A single bridge can take hours to finish properly.
This is why watches from independent makers like F.P. Journe or MB&F command the prices they do.
Why All of This Matters for the Buyer
Understanding these elements helps buyers make informed decisions.
A watch priced at $10,000 should demonstrate a clear advantage in at least three of the areas listed above when compared to one priced at $2,000.
If it does not, you are paying for branding, not substance.
Luxury watch design in the modern market rewards those who look closely.
The best pieces are not always the most expensive.

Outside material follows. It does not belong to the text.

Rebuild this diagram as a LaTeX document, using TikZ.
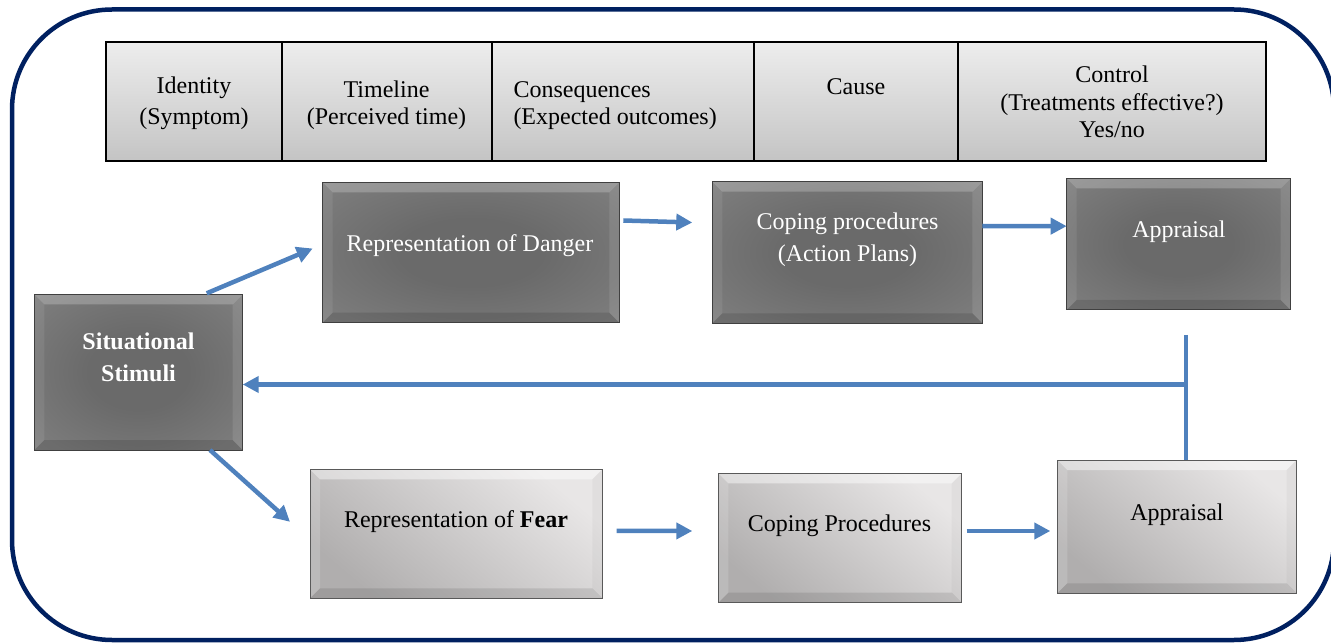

They are the ones where every decision, from the alloy of the case to the texture of the crown, reflects a coherent design philosophy backed by real craftsmanship.
Conclusion
The defining elements of a fine timepiece go well beyond brand recognition or price.
Material integrity, movement finishing, case proportions, dial artistry, and bracelet quality each play a measurable role.
Buyers who understand these factors spend more wisely and appreciate their watches on a deeper level.
The real value of luxury watch design lies in the accumulation of small, deliberate choices made by skilled people.
Frequently Asked Questions
Q.1 What makes a watch movement “in house”?
An in house movement is designed, manufactured, and assembled by the brand itself rather than sourced from a third party supplier.
This gives the maker full control over quality and performance.
Q.2 Is a higher price always a sign of better quality?
Not necessarily.
Some brands charge premiums based on marketing and brand positioning.
A lesser known independent maker may offer superior finishing and movement quality at a lower price.
Q.3 How important is water resistance in a dress watch?
Most dress watches offer 30m to 50m of water resistance, which is sufficient for daily wear.
If you need a watch for swimming or diving, a purpose built sports model is the better choice.
Q.4 Does the size of a watch affect its value?
Size does not directly affect value, but proportions matter.
A well proportioned case that fits the wrist properly tends to hold its appeal and resale value better than oversized models driven.